Windhoek Observer
- Type: Daily e-paper
- Owner: Paragon Investment Holding
- Editor: Kuvee Kangueehi
- Founded: 1978
- Circulation: 45,000 (as of 2009)
- Website: www.observer.com.na

= Windhoek Observer =

The Windhoek Observer is an English-language Saturday weekly newspaper, published in Namibia by Paragon Investment Holding. It is the country's oldest and largest circulating paper. As of 2009 it had a circulation of 45,000 copies.

The Windhoek Observer was founded in 1978 by Hannes Smith and Gwen Lister.

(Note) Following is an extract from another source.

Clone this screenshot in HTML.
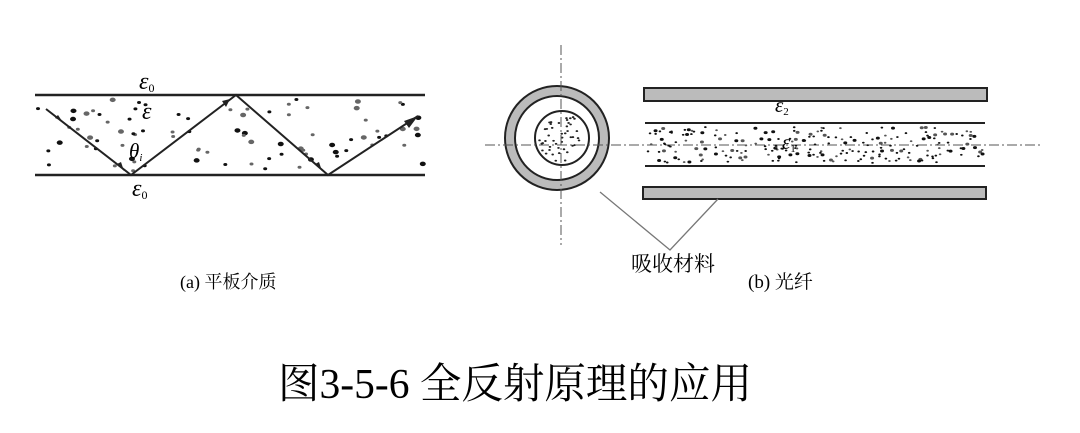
<!DOCTYPE html>
<html><head><meta charset="utf-8"><style>
html,body{margin:0;padding:0;background:#fff;}
svg{display:block;}
</style></head><body>
<svg id="s" width="1080" height="433" viewBox="0 0 1080 433" xmlns="http://www.w3.org/2000/svg" font-family="'Liberation Serif','Noto Serif CJK SC',serif">
<line x1="35" y1="95" x2="425" y2="95" stroke="#222" stroke-width="2.5"/>
<line x1="35" y1="175" x2="425" y2="175" stroke="#222" stroke-width="2.5"/>
<g id="dotsA"></g>
<polyline points="46,109 131,175 236,95 328,175 418,116" fill="none" stroke="#222" stroke-width="2"/>
<polygon points="418,116 404,121 409,128" fill="#222"/>
<polygon points="230,99 222,101 226,107" fill="#222"/>
<polygon points="124,171 117,164 121,162" fill="#222"/>
<polygon points="322,171 315,164 319,162" fill="#222"/>
<polygon points="62,121 55,118 58,115" fill="#222"/>
<text x="139" y="89" font-size="24" font-style="italic">ε<tspan font-size="12" dy="3" font-style="normal">0</tspan></text>
<text x="142" y="119" font-size="24" font-style="italic">ε</text>
<text x="129" y="158" font-size="21" font-style="italic">θ<tspan font-size="11" dy="3">i</tspan></text>
<text x="132" y="196" font-size="24" font-style="italic">ε<tspan font-size="12" dy="3" font-style="normal">0</tspan></text>
<text x="180" y="288" font-size="18">(a) 平板介质</text>
<circle cx="557" cy="138" r="52" fill="#bbb" stroke="#222" stroke-width="2"/>
<circle cx="557" cy="138" r="42" fill="#fff" stroke="#222" stroke-width="2"/>
<circle cx="562" cy="138" r="27" fill="#fff" stroke="#222" stroke-width="2"/>
<g id="dotsC"></g>
<line x1="561" y1="45" x2="561" y2="245" stroke="#555" stroke-width="1" stroke-dasharray="10,3,2,3"/>
<line x1="485" y1="145" x2="1040" y2="145" stroke="#555" stroke-width="1" stroke-dasharray="10,3,2,3"/>
<rect x="644" y="88" width="343" height="13" fill="#bbb" stroke="#222" stroke-width="2"/>
<rect x="643" y="187" width="343" height="12" fill="#bbb" stroke="#222" stroke-width="2"/>
<line x1="645" y1="123" x2="985" y2="123" stroke="#222" stroke-width="2"/>
<line x1="645" y1="166" x2="985" y2="166" stroke="#222" stroke-width="2"/>
<g id="dotsB"></g>
<text x="775" y="112" font-size="21" font-style="italic">ε<tspan font-size="11" dy="3" font-style="normal">2</tspan></text>
<text x="782" y="149" font-size="21" font-style="italic">ε<tspan font-size="11" dy="3" font-style="normal">1</tspan></text>
<polyline points="600,192 670,250 718,199" fill="none" stroke="#777" stroke-width="1.3"/>
<text x="631" y="271" font-size="21">吸收材料</text>
<text x="748" y="288" font-size="19">(b) 光纤</text>
<text x="278" y="398" font-size="42" textLength="474" lengthAdjust="spacingAndGlyphs">图3-5-6  全反射原理的应用</text>
</svg>
<script>
var s=1;function r(){s=(s*16807)%2147483647;return s/2147483647;}
function add(g,x,y,rad,c){var e=document.createElementNS('http://www.w3.org/2000/svg','ellipse');e.setAttribute('cx',x);e.setAttribute('cy',y);e.setAttribute('rx',rad);e.setAttribute('ry',rad*0.75);e.setAttribute('fill',c);document.getElementById(g).appendChild(e);}
for(var i=0;i<85;i++){add('dotsA',38+r()*385,99+r()*73,r()<0.35?3:2,r()<0.5?'#111':'#666');}
for(var i=0;i<220;i++){add('dotsB',648+r()*335,127+r()*36,r()<0.3?2:1.3,r()<0.6?'#111':'#555');}
for(var i=0;i<45;i++){var a=r()*6.283,d=Math.sqrt(r())*24;add('dotsC',562+Math.cos(a)*d,138+Math.sin(a)*d,1.3,'#222');}
</script>
</body></html>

Lister was the political editor and wanted to give SWAPO, Namibia's liberation movement, "a 'human face', showing the people, including whites, that they were not the 'terrorists' and 'communists' and the 'black threat' that the colonial regime made them out to be through their blanket propaganda."

The newspaper was officially banned in May 1984 after Lister travelled to Zambia to report on Namibian independence talks. Though the ban was lifted after an appeal to Pretoria's Publications Appeal Board, Observer management demoted her for having brought it on, triggering Lister's resignation and a walkout of the newspaper's staff. The following year, Lister began a new independent newspaper, The Namibian.

Smith then ran the Windhoek Observer as a one-man operation, calling himself "reporter-in-chief". His daughter, Yanna Erasmus, later joined him at the newspaper. Smith adopted a "hard-line editorial stance against those in authority" and "did not bow to the South African nor the SWAPO government."

After Smith's death in 2008, Erasmus took over as editor. The following year, the newspaper was sold to Paragon Investment Holding, and Kuvee Kangueehi was appointed editor.